It sounds like something from a classic English fairy tale meant to terrify children to bed. A pair of British hospitals this month acknowledged burning the remains of aborted babies for energy to heat the building in a practice aping Jonathan Swift’s A Modest Proposal, by which the 18th century children of the Irish poor would be sold for food to the rich.

Health Minister Dan Poulter on Sunday ordered an end to the “totally unacceptable” practice, noting the vast majority of British hospitals continue to follow proper procedures for disposing of such biomedical waste. An investigation by journalists earlier this month found that 27 hospitals have burned more than 15,000 fetal remains in just the past two years alone, without consulting patients on their wishes for the remains.

Moreover, hospitals sometimes lied to patients about the disposal of biomedical waste. Administrators at Addenbrooke’s Hospital in Cambridge incinerated 797 fetuses to create energy for heating, telling their patients the remains had been “cremated.” Likewise, a private contractor operating at Ipswich Hospital incinerated 1,100 fetuses brought from another hospital between 2011 and 2013, though administrators there say they had been unaware of the practice.

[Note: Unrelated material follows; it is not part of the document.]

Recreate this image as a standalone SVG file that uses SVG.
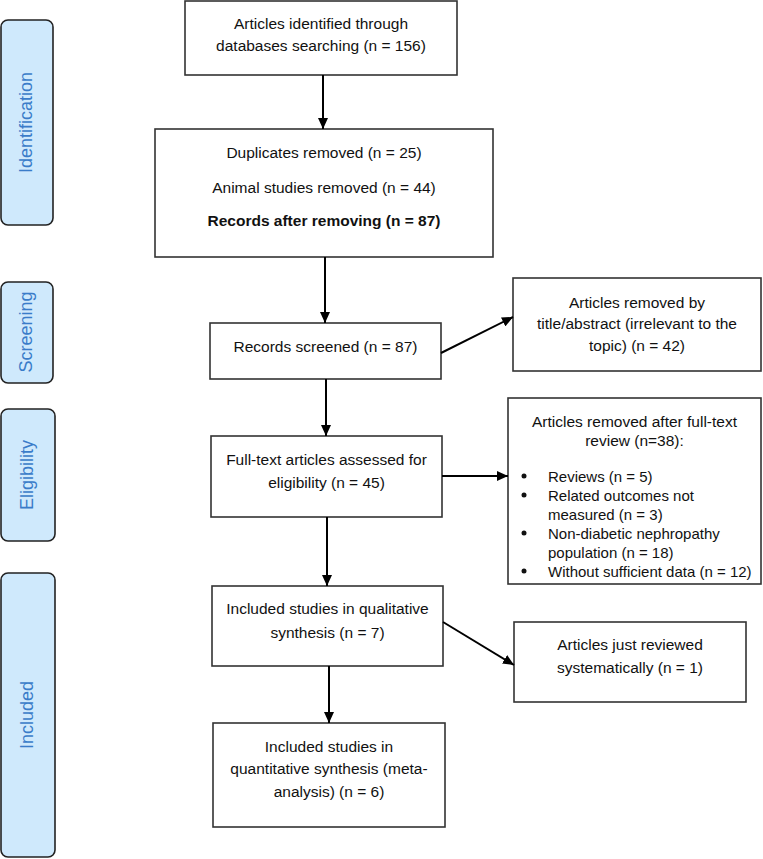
<svg xmlns="http://www.w3.org/2000/svg" width="763" height="859" viewBox="0 0 763 859">
<style>
.box{fill:#fff;stroke:#333;stroke-width:1.6}
.side{fill:#cfe9fc;stroke:#222;stroke-width:1.6}
.t{font-family:"Liberation Sans",Arial,sans-serif;font-size:15.5px;fill:#111;text-anchor:middle;dominant-baseline:central}
.tl{font-family:"Liberation Sans",Arial,sans-serif;font-size:15px;fill:#111;dominant-baseline:central}
.b{font-weight:bold}
.s{font-family:"Liberation Sans",Arial,sans-serif;font-size:18px;fill:#3a7cc9;text-anchor:middle;dominant-baseline:central}
.c{stroke:#000;stroke-width:2;fill:none}
</style>
<defs>
<marker id="ah" markerUnits="userSpaceOnUse" markerWidth="12" markerHeight="10" refX="11" refY="5" orient="auto">
<path d="M0,0 L11,5 L0,10 z" fill="#000"/>
</marker>
</defs>
<g id="side-identification"><rect class="side" x="1" y="20" width="52" height="205" rx="7"/><text class="s" transform="translate(26,122.5) rotate(-90)">Identification</text></g>
<g id="side-screening"><rect class="side" x="1" y="282" width="52" height="101" rx="7"/><text class="s" transform="translate(26,332) rotate(-90)">Screening</text></g>
<g id="side-eligibility"><rect class="side" x="1" y="409" width="54" height="132" rx="7"/><text class="s" transform="translate(27,475) rotate(-90)">Eligibility</text></g>
<g id="side-included"><rect class="side" x="1" y="573" width="54" height="284" rx="7"/><text class="s" transform="translate(27,715) rotate(-90)">Included</text></g>

<g id="n1"><rect class="box" x="185" y="1" width="272" height="74"/><text class="t" x="321" y="23">Articles identified through</text><text class="t" x="321" y="45">databases searching (n = 156)</text></g>
<g id="n2"><rect class="box" x="155" y="129" width="338" height="128"/><text class="t" x="324" y="152">Duplicates removed (n = 25)</text><text class="t" x="324" y="187">Animal studies removed (n = 44)</text><text class="t b" x="324" y="220">Records after removing (n = 87)</text></g>
<g id="n3"><rect class="box" x="210" y="323" width="231" height="56"/><text class="t" x="325.5" y="346">Records screened (n = 87)</text></g>
<g id="n4"><rect class="box" x="513" y="278" width="248" height="93"/><text class="t" x="637" y="302">Articles removed by</text><text class="t" x="637" y="323">title/abstract (irrelevant to the</text><text class="t" x="637" y="345">topic) (n = 42)</text></g>
<g id="n5"><rect class="box" x="508" y="398" width="253" height="186"/><text class="t" x="634.5" y="421">Articles removed after full-text</text><text class="t" x="634.5" y="440">review (n=38):</text>
<circle cx="524" cy="476" r="2.5" fill="#111"/><text class="tl" x="548" y="476">Reviews (n = 5)</text>
<circle cx="524" cy="495" r="2.5" fill="#111"/><text class="tl" x="548" y="495">Related outcomes not</text><text class="tl" x="548" y="514">measured (n = 3)</text>
<circle cx="524" cy="533" r="2.5" fill="#111"/><text class="tl" x="548" y="533">Non-diabetic nephropathy</text><text class="tl" x="548" y="552">population (n = 18)</text>
<circle cx="524" cy="571" r="2.5" fill="#111"/><text class="tl" x="548" y="571">Without sufficient data (n = 12)</text></g>
<g id="n6"><rect class="box" x="211" y="436" width="231" height="81"/><text class="t" x="326.5" y="459">Full-text articles assessed for</text><text class="t" x="326.5" y="482">eligibility (n = 45)</text></g>
<g id="n7"><rect class="box" x="212" y="586" width="231" height="80"/><text class="t" x="327.5" y="608">Included studies in qualitative</text><text class="t" x="327.5" y="632">synthesis (n = 7)</text></g>
<g id="n8"><rect class="box" x="514" y="622" width="232" height="80"/><text class="t" x="630" y="644">Articles just reviewed</text><text class="t" x="630" y="667">systematically (n = 1)</text></g>
<g id="n9"><rect class="box" x="213" y="723" width="232" height="104"/><text class="t" x="329" y="746">Included studies in</text><text class="t" x="329" y="768">quantitative synthesis (meta-</text><text class="t" x="329" y="791">analysis) (n = 6)</text></g>

<g id="connectors">
<line class="c" x1="323" y1="75" x2="323" y2="129" marker-end="url(#ah)"/>
<line class="c" x1="325" y1="257" x2="325" y2="323" marker-end="url(#ah)"/>
<line class="c" x1="441" y1="353" x2="513" y2="317" marker-end="url(#ah)"/>
<line class="c" x1="326" y1="379" x2="326" y2="436" marker-end="url(#ah)"/>
<line class="c" x1="442" y1="476" x2="508" y2="476" marker-end="url(#ah)"/>
<line class="c" x1="327" y1="517" x2="327" y2="586" marker-end="url(#ah)"/>
<line class="c" x1="443" y1="622" x2="514" y2="665" marker-end="url(#ah)"/>
<line class="c" x1="329" y1="666" x2="329" y2="723" marker-end="url(#ah)"/>
</g>
</svg>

“While the vast majority of hospitals are acting in the appropriate way, that must be the case for all hospitals and the Human Tissue Authority has now been asked to ensure that it acts on this issue without delay,” Poulter told The Telegraph.

Likewise, Bruce Keogh, the national health system’s medical director, ordered all hospital trusts in Britain to stop the practice, while officials have also directed the Human Tissue Authority to make guidance clearer to hospital administrators. And Mike Richards, Britain’s chief inspector of hospitals, said he was “disappointed trusts may not be informing or consulting women and their families.”

The improper disposal of thousands of fetuses in British hospitals “breaches our standard on respecting and involving people who use services,” he said. Ideally, hospitals should provide trained staff members to consult patients regarding their wishes for the disposal of fetuses — even when the mother herself made the decision to end the pregnancy.

"The parents are given exactly the same choice on the disposal of foetal remains as for a stillborn child and their personal wishes are respected,” a spokesman for Cambridge University Hospital told The Telegraph.

Some 196,000 abortions were performed in the UK in 2011 with another 4,000 fetuses stillborn, according to the Health Ministry.